● What is needed
Restate the lines word for word, from the first line of the records through the line containing "Sans', 'Noto Sans". Leave out the pictures and anything after that line.

::: Record list :::

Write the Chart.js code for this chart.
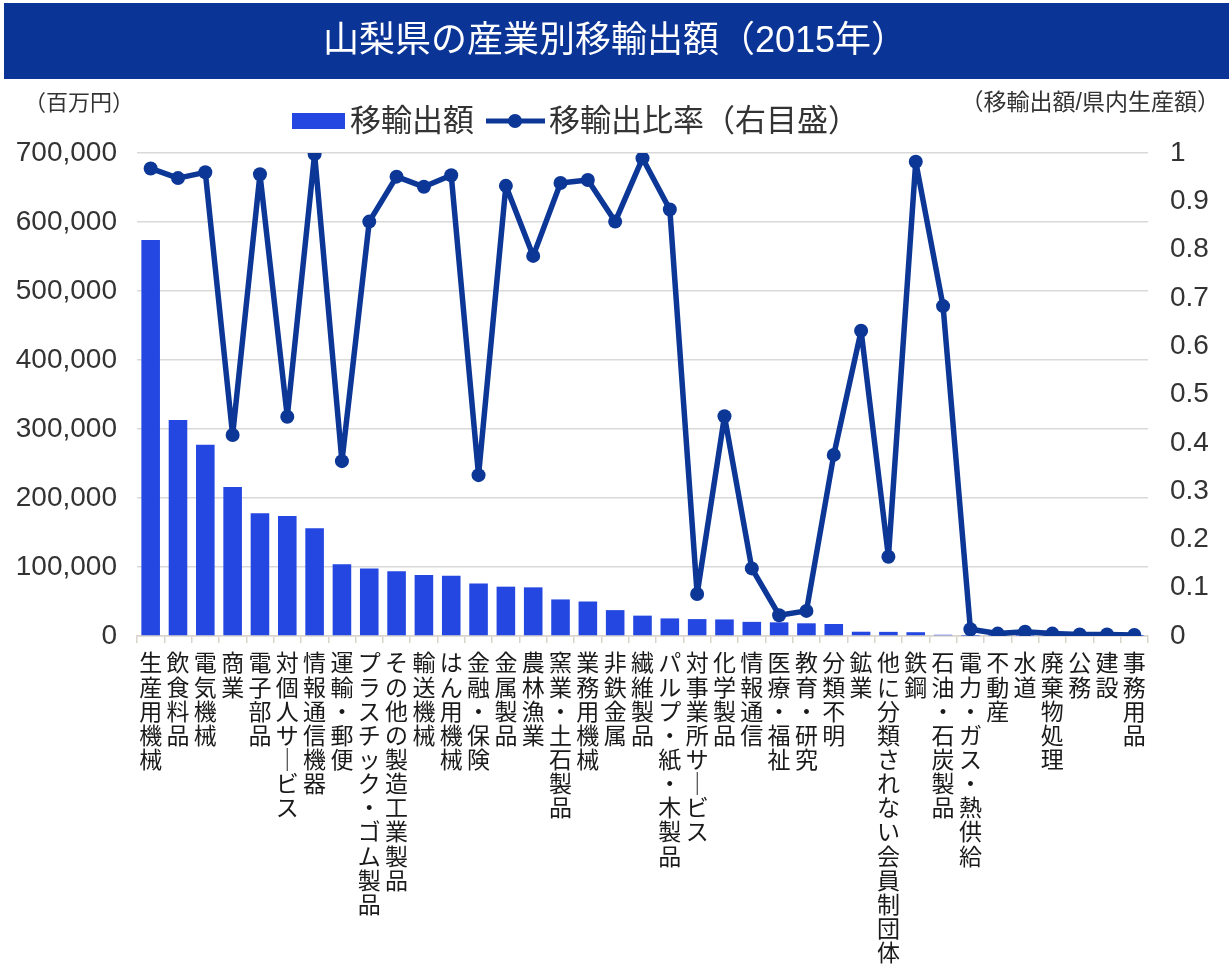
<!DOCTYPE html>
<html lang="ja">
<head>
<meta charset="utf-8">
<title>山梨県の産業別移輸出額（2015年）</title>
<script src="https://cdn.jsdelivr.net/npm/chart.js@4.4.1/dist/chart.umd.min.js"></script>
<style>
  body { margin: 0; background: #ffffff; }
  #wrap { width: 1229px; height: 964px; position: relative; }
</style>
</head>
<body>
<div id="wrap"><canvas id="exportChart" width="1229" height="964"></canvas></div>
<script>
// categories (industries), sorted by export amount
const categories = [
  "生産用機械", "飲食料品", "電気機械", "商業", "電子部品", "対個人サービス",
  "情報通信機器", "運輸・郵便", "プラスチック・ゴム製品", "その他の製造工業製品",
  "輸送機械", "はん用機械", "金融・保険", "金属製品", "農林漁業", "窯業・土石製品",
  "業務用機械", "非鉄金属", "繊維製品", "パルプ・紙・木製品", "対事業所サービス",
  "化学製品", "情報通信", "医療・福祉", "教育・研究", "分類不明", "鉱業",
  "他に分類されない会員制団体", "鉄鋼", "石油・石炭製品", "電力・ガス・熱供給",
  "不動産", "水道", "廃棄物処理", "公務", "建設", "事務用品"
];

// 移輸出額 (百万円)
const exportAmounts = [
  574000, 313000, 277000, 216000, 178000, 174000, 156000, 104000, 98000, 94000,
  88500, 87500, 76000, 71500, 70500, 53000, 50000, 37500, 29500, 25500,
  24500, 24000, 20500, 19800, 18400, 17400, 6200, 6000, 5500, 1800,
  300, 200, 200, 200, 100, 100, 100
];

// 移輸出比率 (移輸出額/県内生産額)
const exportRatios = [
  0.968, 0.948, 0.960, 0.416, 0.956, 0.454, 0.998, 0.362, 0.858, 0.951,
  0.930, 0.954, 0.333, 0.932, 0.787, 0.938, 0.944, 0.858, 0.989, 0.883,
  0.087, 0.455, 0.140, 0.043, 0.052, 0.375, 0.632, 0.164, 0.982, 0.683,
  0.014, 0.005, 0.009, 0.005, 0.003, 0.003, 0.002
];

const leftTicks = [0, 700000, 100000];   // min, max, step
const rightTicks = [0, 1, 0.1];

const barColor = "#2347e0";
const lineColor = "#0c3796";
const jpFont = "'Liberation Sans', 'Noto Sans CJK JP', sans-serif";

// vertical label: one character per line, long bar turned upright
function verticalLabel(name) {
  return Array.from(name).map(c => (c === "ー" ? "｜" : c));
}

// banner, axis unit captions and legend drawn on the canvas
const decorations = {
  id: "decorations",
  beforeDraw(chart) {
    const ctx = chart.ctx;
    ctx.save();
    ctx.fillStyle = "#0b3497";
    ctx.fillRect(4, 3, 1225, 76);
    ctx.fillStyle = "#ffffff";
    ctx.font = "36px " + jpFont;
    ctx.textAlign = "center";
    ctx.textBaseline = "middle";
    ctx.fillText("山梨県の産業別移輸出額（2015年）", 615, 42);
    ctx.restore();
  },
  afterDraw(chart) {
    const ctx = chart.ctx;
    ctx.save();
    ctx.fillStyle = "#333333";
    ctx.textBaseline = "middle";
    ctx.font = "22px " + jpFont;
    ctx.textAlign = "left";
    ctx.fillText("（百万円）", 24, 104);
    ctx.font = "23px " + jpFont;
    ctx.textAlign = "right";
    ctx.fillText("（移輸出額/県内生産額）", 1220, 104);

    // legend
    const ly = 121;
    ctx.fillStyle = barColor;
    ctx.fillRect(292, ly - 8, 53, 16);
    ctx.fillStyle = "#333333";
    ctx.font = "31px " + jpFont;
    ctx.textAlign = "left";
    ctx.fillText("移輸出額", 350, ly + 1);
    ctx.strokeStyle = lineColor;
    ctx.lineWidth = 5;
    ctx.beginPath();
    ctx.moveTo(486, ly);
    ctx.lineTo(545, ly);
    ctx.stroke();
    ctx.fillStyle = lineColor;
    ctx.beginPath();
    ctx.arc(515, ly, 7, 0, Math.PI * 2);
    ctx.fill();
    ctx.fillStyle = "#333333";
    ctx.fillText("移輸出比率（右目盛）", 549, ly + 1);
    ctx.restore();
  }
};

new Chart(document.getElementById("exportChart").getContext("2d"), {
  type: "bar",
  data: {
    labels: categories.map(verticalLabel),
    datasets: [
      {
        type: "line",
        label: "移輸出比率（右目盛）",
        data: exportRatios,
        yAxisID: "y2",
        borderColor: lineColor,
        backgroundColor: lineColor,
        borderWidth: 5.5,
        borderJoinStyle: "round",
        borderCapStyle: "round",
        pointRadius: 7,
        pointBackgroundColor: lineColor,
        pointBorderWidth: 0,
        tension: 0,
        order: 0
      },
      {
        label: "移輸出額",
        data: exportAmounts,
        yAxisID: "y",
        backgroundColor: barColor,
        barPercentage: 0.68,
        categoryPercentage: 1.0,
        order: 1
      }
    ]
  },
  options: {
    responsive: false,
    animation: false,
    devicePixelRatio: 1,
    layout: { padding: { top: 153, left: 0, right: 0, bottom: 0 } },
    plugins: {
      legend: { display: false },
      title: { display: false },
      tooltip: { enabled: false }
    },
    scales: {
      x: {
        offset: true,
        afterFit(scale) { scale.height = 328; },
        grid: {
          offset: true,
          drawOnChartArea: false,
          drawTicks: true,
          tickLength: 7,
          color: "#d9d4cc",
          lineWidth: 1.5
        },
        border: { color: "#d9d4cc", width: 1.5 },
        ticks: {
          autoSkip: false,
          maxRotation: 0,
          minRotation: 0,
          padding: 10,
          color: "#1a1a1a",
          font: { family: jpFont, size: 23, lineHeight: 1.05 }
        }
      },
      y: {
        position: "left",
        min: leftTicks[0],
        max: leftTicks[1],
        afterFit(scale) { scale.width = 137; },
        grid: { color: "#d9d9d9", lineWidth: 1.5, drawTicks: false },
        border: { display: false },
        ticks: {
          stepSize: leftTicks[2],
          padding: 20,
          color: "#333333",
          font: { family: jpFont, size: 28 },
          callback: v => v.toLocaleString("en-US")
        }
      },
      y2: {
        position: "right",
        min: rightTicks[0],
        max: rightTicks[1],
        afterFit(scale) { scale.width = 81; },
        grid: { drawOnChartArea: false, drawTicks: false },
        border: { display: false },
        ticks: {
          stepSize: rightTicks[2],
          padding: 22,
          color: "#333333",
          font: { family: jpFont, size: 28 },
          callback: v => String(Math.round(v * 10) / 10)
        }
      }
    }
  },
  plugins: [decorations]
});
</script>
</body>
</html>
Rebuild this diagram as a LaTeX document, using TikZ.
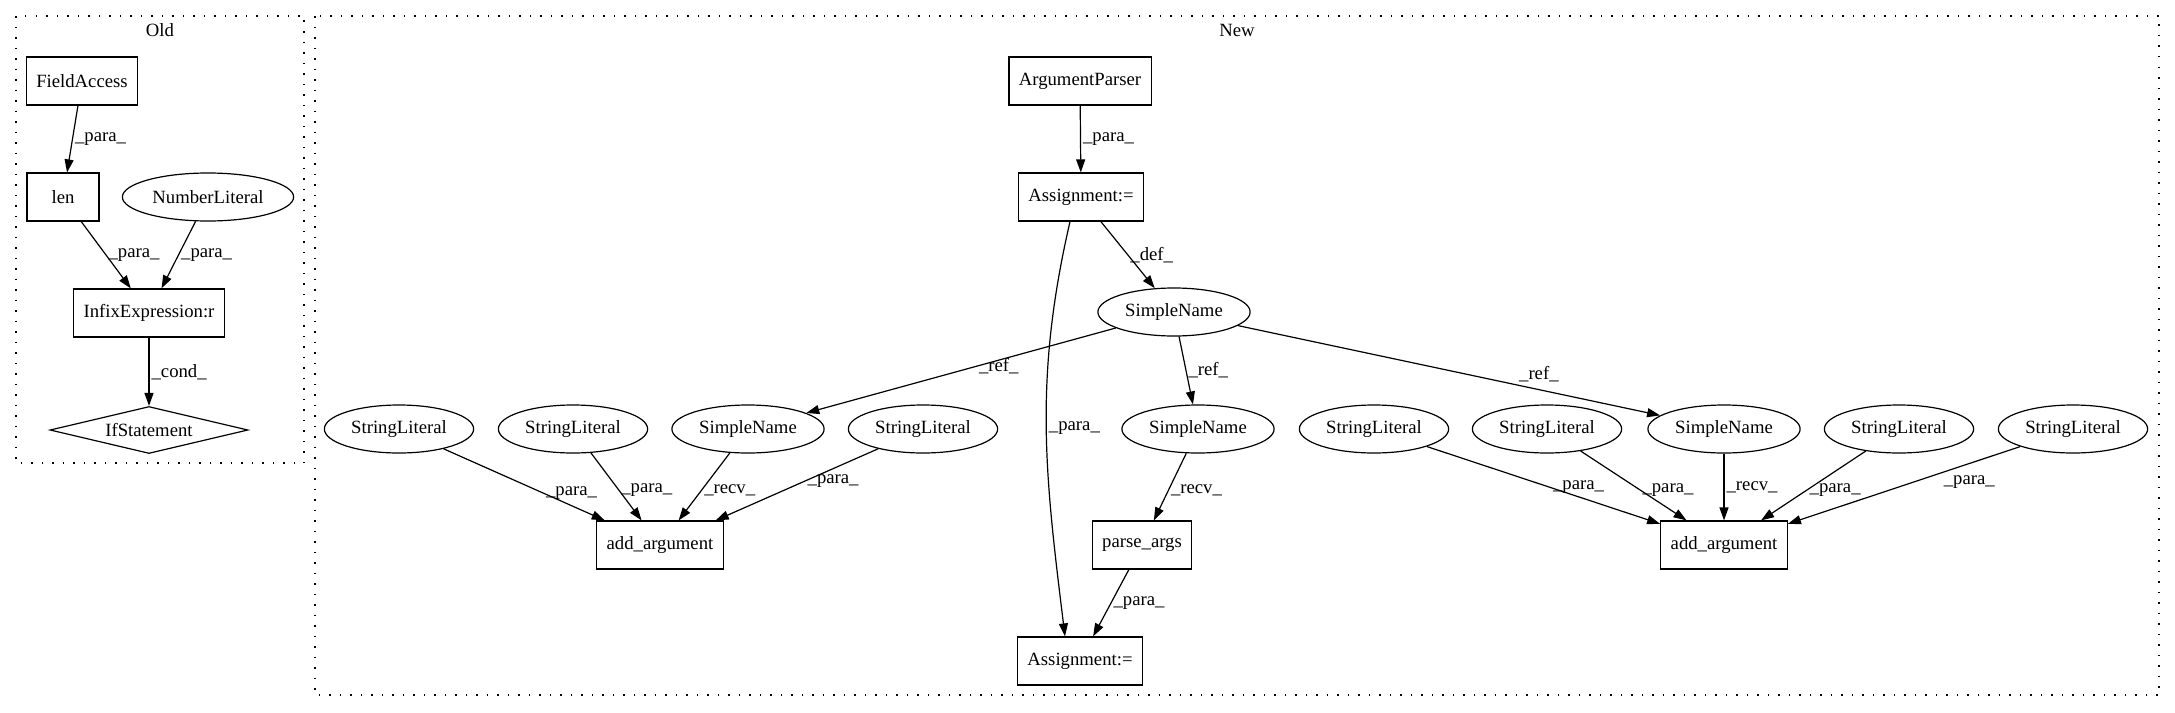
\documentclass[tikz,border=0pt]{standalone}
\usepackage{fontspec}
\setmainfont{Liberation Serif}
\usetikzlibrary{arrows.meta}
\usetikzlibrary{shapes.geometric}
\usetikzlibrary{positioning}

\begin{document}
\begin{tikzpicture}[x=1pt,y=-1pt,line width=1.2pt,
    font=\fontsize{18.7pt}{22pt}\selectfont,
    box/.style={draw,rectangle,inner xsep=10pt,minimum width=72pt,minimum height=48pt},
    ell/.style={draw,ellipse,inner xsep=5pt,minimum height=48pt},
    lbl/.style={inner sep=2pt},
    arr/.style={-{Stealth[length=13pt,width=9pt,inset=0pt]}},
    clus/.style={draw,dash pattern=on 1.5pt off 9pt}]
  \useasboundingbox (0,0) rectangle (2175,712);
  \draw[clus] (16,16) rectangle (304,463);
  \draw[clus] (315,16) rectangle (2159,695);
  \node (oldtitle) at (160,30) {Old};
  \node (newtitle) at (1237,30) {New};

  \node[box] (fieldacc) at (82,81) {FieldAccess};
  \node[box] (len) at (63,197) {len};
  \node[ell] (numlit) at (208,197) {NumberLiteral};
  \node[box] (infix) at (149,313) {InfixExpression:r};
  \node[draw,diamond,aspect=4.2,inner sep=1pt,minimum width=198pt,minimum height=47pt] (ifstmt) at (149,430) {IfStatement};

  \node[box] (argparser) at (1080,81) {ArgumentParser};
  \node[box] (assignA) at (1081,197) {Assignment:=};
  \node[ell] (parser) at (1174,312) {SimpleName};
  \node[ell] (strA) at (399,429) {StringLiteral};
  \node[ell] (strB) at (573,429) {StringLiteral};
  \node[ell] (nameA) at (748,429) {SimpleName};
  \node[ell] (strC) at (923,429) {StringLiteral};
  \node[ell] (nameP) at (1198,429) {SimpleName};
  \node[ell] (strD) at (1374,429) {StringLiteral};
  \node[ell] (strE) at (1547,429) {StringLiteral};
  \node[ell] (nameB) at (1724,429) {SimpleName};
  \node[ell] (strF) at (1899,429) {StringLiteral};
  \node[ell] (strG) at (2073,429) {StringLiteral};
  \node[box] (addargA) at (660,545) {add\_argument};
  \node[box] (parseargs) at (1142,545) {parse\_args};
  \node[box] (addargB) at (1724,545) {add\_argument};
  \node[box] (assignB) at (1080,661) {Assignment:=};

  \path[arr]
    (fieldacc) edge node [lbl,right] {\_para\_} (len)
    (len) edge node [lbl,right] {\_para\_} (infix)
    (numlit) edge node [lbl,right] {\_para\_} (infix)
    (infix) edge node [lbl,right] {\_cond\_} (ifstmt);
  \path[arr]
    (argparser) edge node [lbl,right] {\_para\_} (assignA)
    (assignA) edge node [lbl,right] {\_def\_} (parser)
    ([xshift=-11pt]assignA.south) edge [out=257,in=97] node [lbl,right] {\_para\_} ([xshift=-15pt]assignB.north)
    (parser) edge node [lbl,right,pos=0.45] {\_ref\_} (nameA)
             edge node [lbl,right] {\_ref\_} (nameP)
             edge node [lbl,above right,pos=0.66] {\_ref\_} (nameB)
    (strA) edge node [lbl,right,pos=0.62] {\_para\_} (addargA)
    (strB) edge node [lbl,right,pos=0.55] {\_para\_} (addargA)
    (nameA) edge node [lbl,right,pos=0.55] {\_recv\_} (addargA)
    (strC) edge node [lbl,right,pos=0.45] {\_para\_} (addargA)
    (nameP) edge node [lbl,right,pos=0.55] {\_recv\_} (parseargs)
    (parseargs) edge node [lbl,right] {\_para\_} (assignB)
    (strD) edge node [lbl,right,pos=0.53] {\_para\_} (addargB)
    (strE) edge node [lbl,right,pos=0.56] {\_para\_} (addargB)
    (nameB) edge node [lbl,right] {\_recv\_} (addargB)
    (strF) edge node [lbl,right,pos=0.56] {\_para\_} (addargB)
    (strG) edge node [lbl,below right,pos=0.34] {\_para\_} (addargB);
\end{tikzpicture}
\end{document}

:::

● Finished task
Write the Chart.js code for this chart.
<!DOCTYPE html>
<html lang="ja">
<head>
<meta charset="utf-8">
<title>山梨県の産業別移輸出額（2015年）</title>
<script src="https://cdn.jsdelivr.net/npm/chart.js@4.4.1/dist/chart.umd.min.js"></script>
<style>
  body { margin: 0; background: #ffffff; }
  #wrap { width: 1229px; height: 964px; position: relative; }
</style>
</head>
<body>
<div id="wrap"><canvas id="exportChart" width="1229" height="964"></canvas></div>
<script>
// categories (industries), sorted by export amount
const categories = [
  "生産用機械", "飲食料品", "電気機械", "商業", "電子部品", "対個人サービス",
  "情報通信機器", "運輸・郵便", "プラスチック・ゴム製品", "その他の製造工業製品",
  "輸送機械", "はん用機械", "金融・保険", "金属製品", "農林漁業", "窯業・土石製品",
  "業務用機械", "非鉄金属", "繊維製品", "パルプ・紙・木製品", "対事業所サービス",
  "化学製品", "情報通信", "医療・福祉", "教育・研究", "分類不明", "鉱業",
  "他に分類されない会員制団体", "鉄鋼", "石油・石炭製品", "電力・ガス・熱供給",
  "不動産", "水道", "廃棄物処理", "公務", "建設", "事務用品"
];

// 移輸出額 (百万円)
const exportAmounts = [
  574000, 313000, 277000, 216000, 178000, 174000, 156000, 104000, 98000, 94000,
  88500, 87500, 76000, 71500, 70500, 53000, 50000, 37500, 29500, 25500,
  24500, 24000, 20500, 19800, 18400, 17400, 6200, 6000, 5500, 1800,
  300, 200, 200, 200, 100, 100, 100
];

// 移輸出比率 (移輸出額/県内生産額)
const exportRatios = [
  0.968, 0.948, 0.960, 0.416, 0.956, 0.454, 0.998, 0.362, 0.858, 0.951,
  0.930, 0.954, 0.333, 0.932, 0.787, 0.938, 0.944, 0.858, 0.989, 0.883,
  0.087, 0.455, 0.140, 0.043, 0.052, 0.375, 0.632, 0.164, 0.982, 0.683,
  0.014, 0.005, 0.009, 0.005, 0.003, 0.003, 0.002
];

const leftTicks = [0, 700000, 100000];   // min, max, step
const rightTicks = [0, 1, 0.1];

const barColor = "#2347e0";
const lineColor = "#0c3796";
const jpFont = "'Liberation Sans', 'Noto Sans CJK JP', sans-serif";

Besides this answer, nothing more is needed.